また、コンセプトは当然オフィスレイアウトにも影響します。「個人で作業可能なスペースが必要か」「大人数で会議できる場が複数あったほうが便利か」「コミュニケーションを取りやすい机の配置にする必要があるか」なども、もちろん社員の意見が重要です。
コンセプトを決める前に、ヒアリングやアンケートを通じて社員の声を集めておいてください。
オフィスに必要な要素を書き出す
コンセプトを決めるにしても、絶対条件である「業務を滞りなく進められるか」は満たさなければなりません。そのため、業務に必要となる要素を挙げていきます。オフィスに必要な要素の一例は以下の通りです。
・収納(引き出しなど)の数
・机や椅子の数
・パソコンや電話の数
・機器や、OAの数
・コンセントの数
他にも、「通路の幅はどのくらいか」「個人で作業可能なスペースがあるか」「チーム(複数人)で作業可能なスペースがあるか」「リフレッシュができるスペースがあるか」「パーソナルスペースはどのくらいあればよいか」など細かい要素も書き出しておきましょう。
スペースの配分を考える
「ブランディング」や「リフレッシュ」などをコンセプトに掲げた場合、来客向けスペースやリラックススペースを広く取りすぎて執務スペースが減る恐れがあります。そのため、コンセプトの検討時には、社員のパーソナルスペースの確保と、各スペースのバランスといった面からも問題が無いかを考えなければなりません。この2点について解説します。
社員のパーソナルスペース
社員にとって快適なオフィスを実現するには、それぞれの社員がストレスを感じずに業務を遂行できるだけのスペースが必要です。そのため、社員ひとりあたりのスペースを適切に確保したレイアウトを目指しましょう。具体的には、一人当り12.26㎡(3.71坪)のスペース確保が目安です。
社員100人の企業であったとしたら、12.26×100=1,226㎡のスペースが必要になります。ここまでの規模のスペース確保が困難な場合は、一人当たり11.04㎡(3.34坪)までは確保することをおすすめします。このスペースは、フリーアドレス制の導入などで最低限確保するべきパーソナルスペースの広さと同等です。
各スペースの配分
各スペースの割り振りを偏らせないように、各スペースの配分率(オフィス全体に対する割合)の目安を知っておきましょう。一般的なオフィススペースの配分率は以下の通りです。
執務室:50〜60%
役員室:5〜8%
休憩室:6〜8%
収納スペース:4〜5%
資料管理・セキュリティスペース:10〜15%
コンセプトを決めてから家具などの選定と配置を行う
コンセプトが明確に定まれば、必要なスペースや家具などの選定と配置がしやすくなります。
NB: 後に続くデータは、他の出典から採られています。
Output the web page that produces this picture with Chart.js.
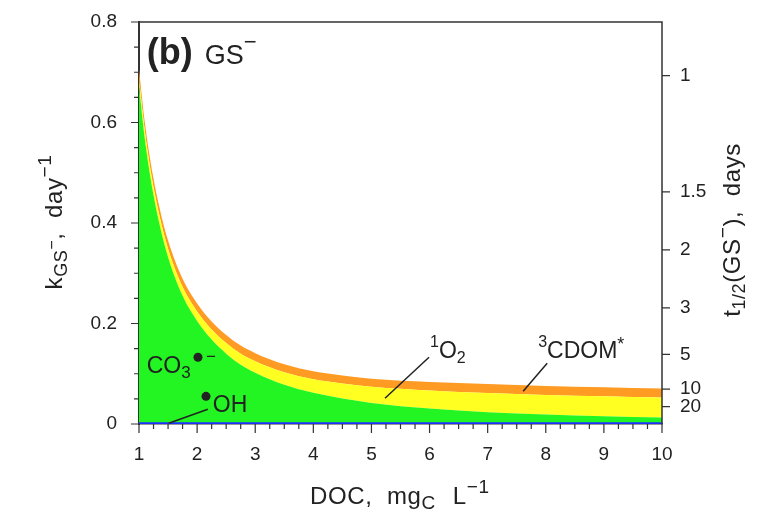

例えば、机や椅子などのオフィス家具単体に魅力を感じて先にチョイスしてしまうと、オフィスのコンセプトにマッチしなかったり、利便性(使い勝手)が悪くなったりする可能性があるのです。あらかじめオフィスのコンセプトやスペースの広さを決めてから、オフィス家具を選んでください。
また、コンセプトはレイアウトに大きく影響します。例えば、「コミュニケーションの活性化」をコンセプトにした場合、「対向式レイアウト方式」や「フリーアドレス」が効果的です。対向式レイアウトとは、机を向かい合せたものを横にして部署ごとに並べてグループ化する配置方法で、狭いオフィスでも多くのデスクを置けるため、部署内でのコミュニケーションが取りやすくなります。フリーアドレスとは、自分の席という考え方をなくして、固定席を設定しないで社員各自がそれぞれ空いている席や自由な席で仕事をする配置です。毎日違う社員と隣り合わせるため、部署内の全員とコミュニケーションを取りやすくなります。
今回のまとめ
オフィスレイアウトを検討する場合は、図面作成が必要不可欠です。イメージしているレイアウトを可視化でき、決定したスペースの配分や物の配置などを書き込んで共有できます。しかし、図面を作成する前に「コンセプト」をしっかり決めておくことの方が重要です。オフィスのコンセプトにどのようなメッセージを込めるか、そのメッセージをどのような形にするかなど重要な意思決定が必要ですが、コンセプトを実現したレイアウトは社員満足度やブランディングなどの向上が期待できます。
オフィスのリニューアルや移転の際には、コンセプトの設定と図面作成を取り入れてみてはいかがでしょうか。